Mona Lisa est pleine de mystères, et certains d’entre eux relèvent de sa chimie même. Ce tableau de Léonard de Vinci — La Joconde — est le plus célèbre de la Renaissance italienne. Les techniques et les matériaux mobilisés par De Vinci reste un sujet de recherche scientifique et historique : 500 ans plus tard, les chercheurs n’ont pas encore fait toute la lumière sur ses méthodes picturales.
L’étude publiée ce mercredi 11 octobre 2023 est une petite révolution. Une équipe pilotée par le CNRS s’est plongée — chimiquement — dans la Joconde. Pour ce faire, ils ont analysé un micro-échantillon (qualifié d’« exceptionnel » par les auteurs) issu de la sous-couche du tableau, c’est-à-dire la première couche de peinture qu’il a appliqué, en guise de préparation.
Ils y sont parvenus en mobilisant le Synchrotron européen de Grenoble. Le rayonnement synchrotron produit des rayons X jusque 10 000 milliards de fois plus brillants que les rayons X habituellement utilisés à l’hôpital. Le Synchrotron de Grenoble fonctionne ainsi comme un « super microscope, qui ‘filme’ la position et le mouvement des atomes et révèle ainsi la structure de la matière dans toute sa complexité et toute sa beauté », indique le site de l’installation.
De fait, grâce à cet échantillon et à cet équipement sophistiqué, les scientifiques ont pu étudier à l’échelle microscopique la technique de Léonard de Vinci pour peindre Mona Lisa. Que révèle cette enquête à cheval entre l’art et la science ?

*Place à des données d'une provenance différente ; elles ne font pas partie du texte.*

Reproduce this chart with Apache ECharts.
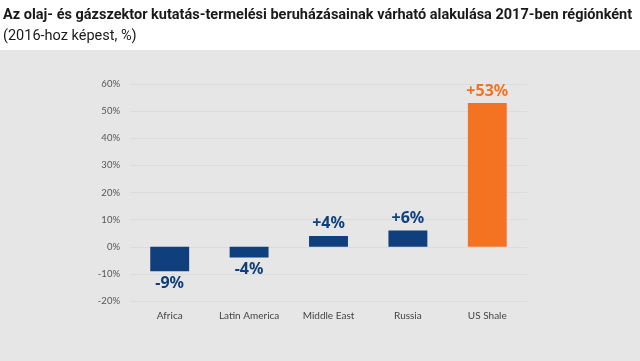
<!DOCTYPE html>
<html><head><meta charset="utf-8">
<script src="https://cdn.jsdelivr.net/npm/echarts@6/dist/echarts.min.js"></script>
<style>html,body{margin:0;padding:0;background:#e6e6e6}#c{width:640px;height:361px}</style>
</head><body><div id="c"></div>
<script>
const categories = ['Africa', 'Latin America', 'Middle East', 'Russia', 'US Shale'];
const values = [-9, -4, 4, 6, 53];
const yTicks = { min: -20, max: 60, interval: 10 };
const titleText = 'Az olaj- és gázszektor kutatás-termelési beruházásainak várható alakulása 2017-ben régiónként';
const subtitleText = '(2016-hoz képest, %)';

const BLUE = '#0f3f7d', ORANGE = '#f47322';
const chart = echarts.init(document.getElementById('c'), null, { renderer: 'canvas' });
chart.setOption({
  backgroundColor: '#e6e6e6',
  animation: false,
  graphic: [
    { type: 'rect', left: 0, top: 0, shape: { width: 640, height: 50 }, style: { fill: '#ffffff' }, z: -1 },
    { type: 'text', left: 3, top: 8, style: { text: titleText, font: 'bold 14.5px "Liberation Sans Narrow", "Roboto", sans-serif', fill: '#1a1a1a' } },
    { type: 'text', left: 3, top: 29, style: { text: subtitleText, font: '14.5px "Liberation Sans Narrow", "Roboto", sans-serif', fill: '#1a1a1a' } }
  ],
  grid: { left: 130, right: 113, top: 84, bottom: 60 },
  xAxis: {
    type: 'category', data: categories,
    axisLine: { show: false }, axisTick: { show: false },
    axisLabel: { color: '#444', fontSize: 10, fontFamily: 'Lato, "Noto Sans", sans-serif', margin: 10 }
  },
  yAxis: {
    type: 'value', min: yTicks.min, max: yTicks.max, interval: yTicks.interval,
    axisLine: { show: false }, axisTick: { show: false },
    axisLabel: { color: '#555', fontSize: 9.5, fontFamily: 'Lato, "Noto Sans", sans-serif', margin: 10, formatter: v => v + '%' },
    splitLine: { lineStyle: { color: '#dcdcdc', width: 1 } }
  },
  series: [{
    type: 'bar', barWidth: '49%',
    data: values.map((v, i) => ({
      value: v,
      itemStyle: { color: i === values.length - 1 ? ORANGE : BLUE },
      label: {
        show: true, position: v >= 0 ? 'top' : 'bottom', distance: 4,
        color: i === values.length - 1 ? ORANGE : BLUE,
        fontSize: 16, fontWeight: 'bold', fontFamily: '"Noto Sans", Lato, sans-serif',
        formatter: () => (v > 0 ? '+' : '') + v + '%'
      }
    }))
  }]
});
</script></body></html>
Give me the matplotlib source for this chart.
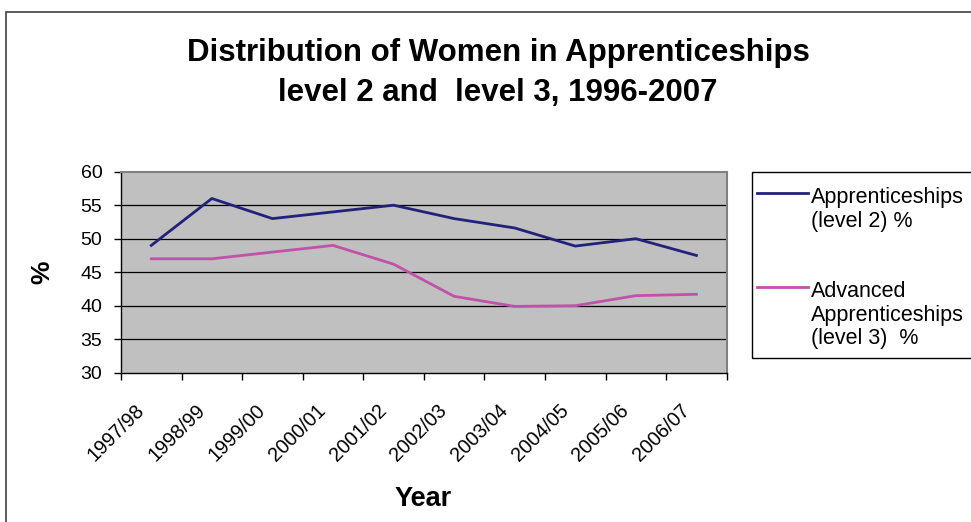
import matplotlib.pyplot as plt
import matplotlib.transforms as mtransforms
from matplotlib.lines import Line2D
from matplotlib.patches import Rectangle

plt.rcParams['font.family'] = ['Liberation Sans', 'DejaVu Sans']

years = ['1997/98', '1998/99', '1999/00', '2000/01', '2001/02',
         '2002/03', '2003/04', '2004/05', '2005/06', '2006/07']
level2 = [49.0, 56.0, 53.0, 54.0, 55.0, 53.0, 51.6, 48.9, 50.0, 47.5]
level3 = [47.0, 47.0, 48.0, 49.0, 46.2, 41.4, 39.9, 40.0, 41.5, 41.7]
labels = ['Apprenticeships\n(level 2) %',
          'Advanced\nApprenticeships\n(level 3)  %']
colors = ['#22227A', '#C052AA']

W, H = 971, 522
fig = plt.figure(figsize=(W / 100, H / 100), dpi=100)


def fx(px):
    return px / W


def fy(py):
    return 1 - py / H


# outer chart border (cut off at right and bottom)
fig.patches.append(Rectangle((fx(6), -0.1), 1.2, fy(12) + 0.1,
                             transform=fig.transFigure, fill=False,
                             edgecolor='#404040', linewidth=1.2))

ax = fig.add_axes([fx(121), fy(372.7), 605.7 / W, 201 / H])
ax.set_facecolor('#C0C0C0')

x = list(range(len(years)))
for vals, c in zip([level2, level3], colors):
    ax.plot(x, vals, color=c, linewidth=2.0)

ax.set_xlim(-0.5, len(years) - 0.5)
ax.set_ylim(30, 60)
ax.set_yticks(range(30, 61, 5))
for v in range(35, 60, 5):
    ax.axhline(v, color='black', linewidth=0.9, zorder=0.5)

# category boundaries get tick marks, labels sit under the centres
ax.set_xticks([i - 0.5 for i in range(len(years) + 1)])
ax.set_xticklabels([])
shift = mtransforms.ScaledTranslation(-12 / 72, -20 / 72, fig.dpi_scale_trans)
for i, yr in zip(x, years):
    ax.text(i, 0, yr, transform=ax.get_xaxis_transform() + shift,
            rotation=45, ha='right', va='top', rotation_mode='anchor',
            fontsize=14.3)
ax.tick_params(axis='x', length=5, direction='out', width=1)
ax.tick_params(axis='y', length=5, direction='out', labelsize=14, width=1,
               pad=8.5)

for s in ['top', 'right']:
    ax.spines[s].set_color('#808080')
    ax.spines[s].set_linewidth(1.5)
for s in ['left', 'bottom']:
    ax.spines[s].set_color('black')
    ax.spines[s].set_linewidth(1)

fig.text(fx(498), fy(61), 'Distribution of Women in Apprenticeships',
         ha='center', va='baseline', fontsize=22.5, fontweight='bold')
fig.text(fx(498), fy(101), 'level 2 and  level 3, 1996-2007',
         ha='center', va='baseline', fontsize=22.5, fontweight='bold')
fig.text(fx(42.5), fy(272), '%', rotation=90, ha='center',
         va='center', fontsize=19, fontweight='bold')
fig.text(fx(423), fy(506), 'Year', ha='center', va='baseline',
         fontsize=19.5, fontweight='bold')

# legend box, handles aligned with the first line of each label
fig.patches.append(Rectangle((fx(752), fy(358)), 1.0, fy(172) - fy(358),
                             transform=fig.transFigure, fill=False,
                             edgecolor='black', linewidth=1))
first_baseline = [203, 297]
handle_y = [193, 287]
for lab, c, b, hy in zip(labels, colors, first_baseline, handle_y):
    fig.add_artist(Line2D([fx(757), fx(808)], [fy(hy), fy(hy)],
                          transform=fig.transFigure, color=c, linewidth=2.0))
    for k, line in enumerate(lab.split('\n')):
        fig.text(fx(811), fy(b + 23.5 * k), line, ha='left', va='baseline',
                 fontsize=15.5)

fig.savefig('out.png', dpi=100)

Un mélange « très différent » de ceux de l’époque
L’analyse a révélé la présence d’un « mélange singulier d’huiles fortement saponifiées à haute teneur en plomb, et d’un pigment blanc de plomb appauvri en cérusite ». Traduction, c’est un mélange « très différent en composition de ceux habituellement observés dans les peintures à l’huile de cette époque », explique le CNRS.
La signature « la plus remarquable » de cet échantillon reste la présence de plumbonacrite, un composé rare, stable seulement dans certains types d’environnements chimiques (alcalins, notamment, donc au pH supérieur à 7). Léonard de Vinci a « probablement cherché à préparer une peinture épaisse convenant pour recouvrir le panneau de bois de la Joconde en traitant l’huile avec une forte charge d’oxyde de plomb II », détaille l’étude. La plumbonacrite a aussi été retrouvée dans un échantillon de La Cène, autre œuvre majeure.
Les manuscrits du peintre donnaient déjà des informations sur l’usage de ces composés, mais de façon « ambigüe » : leur détection chimique apporte une confirmation déterminante. Et la volonté de Léonard de Vinci d’expérimenter se fait encore plus évidente qu’avant. « (…) L’examen scientifique récent de son corpus de peinture a révélé que son célèbre goût pour l’expérimentation était remarquablement présent dans la pratique de son métier : le montage de chacune de ses peintures est différent, de même que les matériaux utilisés », rappelle l’étude.
Ce n’est pas la première fois, ces derniers mois, que la composition chimique de la Joconde se dévoile un peu plus. Des travaux publiés en mars 2023 ont montré que les tableaux des grands maîtres de la Renaissance — Léonard de Vinci, Rembrandt, Vermeer — utilisaient des protéines issues de jaune d’œuf.